À vos tout débuts, dans le Paris de l’après-guerre, vous chantiez dans les cinémas pendant les entractes et au cabaret…
C’était une expérience difficile devant des publics pas toujours très attentifs, mais il fallait bien que je gagne ma vie ! J’ajoute que j’ai toujours été attiré par le cinéma. Aujourd’hui encore, je reste admiratif devant les Raimu, Pierre Fresnay, Fernand Ledoux, Michel Simon, Harry Baur… J’ai beaucoup appris en les voyant à l’écran. Je cherchais à déchiffrer ce qui se passait sur leurs visages, à savoir comment la vie se manifestait par un rictus ou un mouvement de paupières. Par la suite, je me suis efforcé d’avoir un style de jeu comparable au leur. Dans le fond de moi-même, je suis plus acteur que chanteur ! Je rappelle d’ailleurs, à ce propos, qu’il fut un temps où les comédiens apprenaient à chanter et où un chanteur devait impérativement être un diseur.

Comment, à votre avis, l’apprentissage d’un air ou d’une mélodie doit-il se faire ?
Il faut savoir dire le texte, en faire l’analyse, le répéter plusieurs fois pour en comprendre les plus infimes nuances, tenir compte de sa ponctuation, puis en saisir la métrique, la prosodie et les figures de style, pour tenter d’entrer dans la pensée du poète aussi bien que dans celle du compositeur. Lorsque cette approche a été parfaitement accomplie, alors le dialogue peut s’établir avec le partenaire, pianiste ou chef d’orchestre. C’est à ce stade qu’intervient la personnalité de l’interprète. Elle s’exprime d’autant mieux qu’il connaît intimement le texte mis en musique, quelle qu’en soit la langue. Dans tous les cas, la version originale doit être préférée à une traduction, même de qualité ; car, en modifiant impitoyablement métrique et prosodie, la traduction altère le sens de l’original. La véritable « gourmandise » des mots ne peut s’épanouir que dans la puissance de l’élan créateur.

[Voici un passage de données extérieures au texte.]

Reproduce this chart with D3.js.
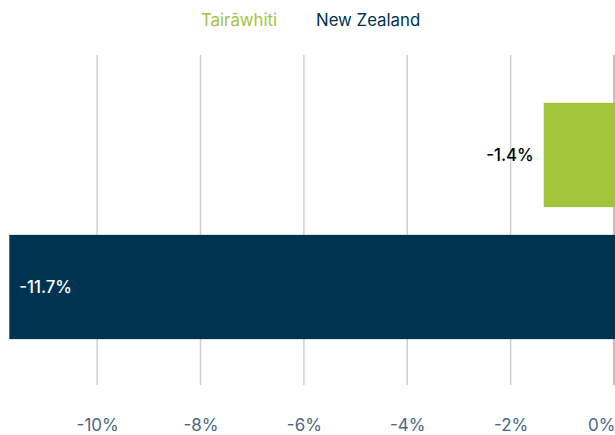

Parvenez-vous à faire passer un tel message aux jeunes chanteurs, lorsqu’ils viennent vous voir ?
Hélas, ce n’est pas toujours le cas. Beaucoup veulent aller trop vite en besogne, mettre la charrue avant les bœufs et se transformer, comme par magie, en moutons à cinq pattes ! À ce premier risque, s’ajoute celui d’aborder trop tôt des rôles trop lourds. Et puis, comme pour tout enseignement, il me paraît indispensable de revenir sans cesse à des bases classiques. Lorsque, tout jeune, à Béziers, je suivais les cours de madame Bastard, elle me faisait travailler sur des airs de Gluck, afin d’apprendre la déclamation et la noblesse qui en découle, l’articulation, le phrasé, le sens à donner aux ornements. Cet équilibre souverain entre paroles et musique était la règle d’or : s’exprimer par un chant large, sans jamais « gueuler ». L’une de mes élèves, un jour, m’a dit que tout cela n’était pas « tripant ». Que pouvais-je lui répondre, sinon de changer bien vite d’orientation ? Je rappelle souvent le conseil que Fernando De Lucia avait donné à Georges Thill, venu étudier en Italie : « Per cantare bene, bisogna di cantare chiaro e di aprire la bocca  » (« Pour bien chanter, il faut chanter clair et ouvrir la bouche »). Tout est là ! Autre point important, à propos de l’enseignement : le professeur, qu’il ait acquis une certaine notoriété ou non, ne doit surtout pas chercher à former des chanteurs à son image. Il est là pour permettre à son élève de mieux se connaître lui-même, afin qu’il sache ce qu’il peut faire naturellement et ce qui n’est pas dans ses cordes. De part et d’autre, cela suppose une grande capacité d’écoute, donc une grande humilité, vertu rare et pourtant essentielle. Vient ensuite le contact avec le public, qui n’est jamais le même mais se montre toujours en attente de quelque chose, stéréotype ou innovation.